The 2022 Frame TV starts at $599 for a 32-inch model and goes up to $4,299 for an 85-inch model. The most popular 55-inch size retails for $1,499. Samsung often runs promotions that include free bezel customization and discounts on the Art Store subscription.

Can the Frame TV be used with a standard wall mount or stand?

Yes, the Frame is VESA compatible and can be used with any wall mount or stand that supports its size and weight. However, to achieve the flush art look, you‘ll want to use Samsung‘s proprietary Slim Fit Wall Mount and One Connect box.

How much does the Art Store subscription cost?

Individual artworks can be purchased for $20 each. For access to the full library of over 1,400 pieces, Samsung charges $5.99 per month or $49.99 per year. Frame TV owners get a free 3-month trial to the Art Store.

Can I display my own photos or artwork on the Frame TV?

Yes, you can upload your own JPG or PNG files to the Frame TV via USB drive or the SmartThings app. You can also set up a gallery to rotate through a collection of your photos at preset intervals.

How does the Frame TV‘s power consumption compare to traditional TVs?

In Art Mode, the Frame TV uses a motion sensor to detect when someone is in the room and only displays content when it senses presence. This results in lower power consumption compared to leaving a standard TV on. According to Samsung, Art Mode uses about 30% of the power of active TV viewing.
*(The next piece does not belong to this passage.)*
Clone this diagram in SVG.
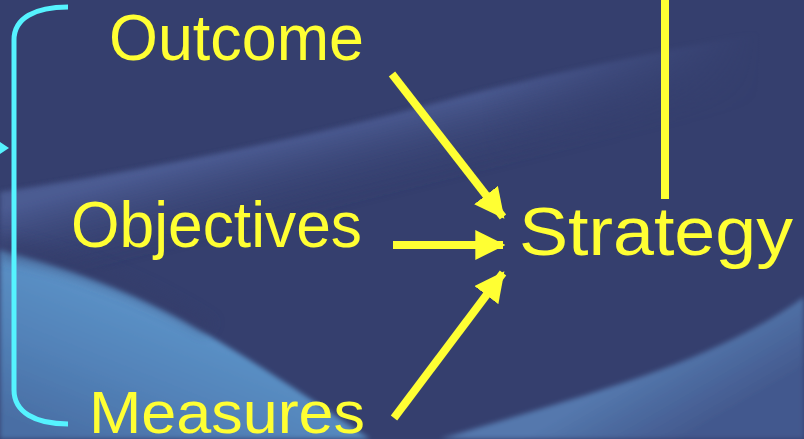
<svg xmlns="http://www.w3.org/2000/svg" width="804" height="439" viewBox="0 0 804 439">
<defs>
<style>
.lbl{font-family:"Liberation Sans",Arial,sans-serif;fill:#ffff33}
.arr{stroke:#ffff33;stroke-width:8;fill:none}
</style>
<marker id="ah" markerUnits="userSpaceOnUse" markerWidth="30" markerHeight="30" refX="24" refY="13" orient="auto" viewBox="0 0 26 26">
<polygon points="0,0 26,13 0,26" fill="#ffff33"/>
</marker>
<linearGradient id="g1" gradientUnits="userSpaceOnUse" x1="300" y1="135" x2="320" y2="215">
<stop offset="0" stop-color="#4b5b92"/>
<stop offset="1" stop-color="#353f6e" stop-opacity="0"/>
</linearGradient>
<linearGradient id="fadeR" gradientUnits="userSpaceOnUse" x1="480" y1="0" x2="760" y2="0">
<stop offset="0" stop-color="#fff"/>
<stop offset="1" stop-color="#000"/>
</linearGradient>
<mask id="m1"><rect width="804" height="439" fill="url(#fadeR)"/></mask>
<linearGradient id="g2" gradientUnits="userSpaceOnUse" x1="120" y1="290" x2="60" y2="439">
<stop offset="0" stop-color="#5c92c7"/>
<stop offset="0.5" stop-color="#5282b8"/>
<stop offset="1" stop-color="#4a6ea4"/>
</linearGradient>
<linearGradient id="g3" gradientUnits="userSpaceOnUse" x1="640" y1="370" x2="680" y2="439">
<stop offset="0" stop-color="#5478ad"/>
<stop offset="1" stop-color="#43598e"/>
</linearGradient>
<filter id="bl" x="-10%" y="-10%" width="120%" height="120%"><feGaussianBlur stdDeviation="2.5"/></filter>
<filter id="bl2" x="-10%" y="-30%" width="120%" height="160%"><feGaussianBlur stdDeviation="6"/></filter>
</defs>
<g id="background">
<rect width="804" height="439" fill="#353f6e"/>
<g mask="url(#m1)">
<path d="M0,192 C120,174 300,140 440,102 C540,76 640,54 830,20 L830,110 C500,180 250,240 0,290 Z" fill="url(#g1)" filter="url(#bl)"/>
</g>
<path d="M0,250 C80,270 150,300 200,330 C260,365 320,405 370,439 L0,439 Z" fill="url(#g2)" filter="url(#bl)"/>
<path d="M0,236 C90,252 170,292 215,322 L205,334 C150,302 80,272 0,258 Z" fill="#343d6b" opacity="0.5" filter="url(#bl2)"/>
<path d="M440,439 C520,415 600,392 660,370 C720,348 770,322 804,297 L804,439 Z" fill="url(#g3)" filter="url(#bl)"/>
</g>
<g id="brace">
<path d="M68,7 C35,7 14,18 14,40 L14,390 C14,412 35,424 68,424" fill="none" stroke="#55f3ff" stroke-width="5"/>
<polygon points="0,142 9,148 0,154" fill="#55f3ff"/>
</g>
<g id="outcome"><text class="lbl" x="109" y="60" font-size="65" textLength="255" lengthAdjust="spacingAndGlyphs">Outcome</text></g>
<g id="objectives"><text class="lbl" x="71" y="247" font-size="64" textLength="291" lengthAdjust="spacingAndGlyphs">Objectives</text></g>
<g id="measures"><text class="lbl" x="89" y="433" font-size="60" textLength="276" lengthAdjust="spacingAndGlyphs">Measures</text></g>
<g id="strategy"><text class="lbl" x="519" y="255" font-size="69" textLength="274" lengthAdjust="spacingAndGlyphs">Strategy</text></g>
<g id="connectors">
<line class="arr" x1="665" y1="0" x2="665" y2="199" stroke-width="7"/>
<line class="arr" x1="392" y1="74" x2="503" y2="217" marker-end="url(#ah)"/>
<line class="arr" x1="393" y1="245" x2="503" y2="245" marker-end="url(#ah)"/>
<line class="arr" x1="394" y1="418" x2="503" y2="273" marker-end="url(#ah)"/>
</g>
</svg>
Can the Frame TV be connected to external speakers or a soundbar?

Yes, the Frame TV supports HDMI eARC and optical audio out to connect to external speakers or soundbars. It also has built-in Bluetooth for wireless audio playback from smartphones or tablets.

How does the Frame TV‘s warranty compare to other premium TVs?

Samsung offers a 1-year warranty on the Frame TV, which is standard for the industry. Some retailers like Best Buy offer extended warranties for an additional cost. As with any large purchase, it‘s important to read the fine print and understand what is and isn‘t covered.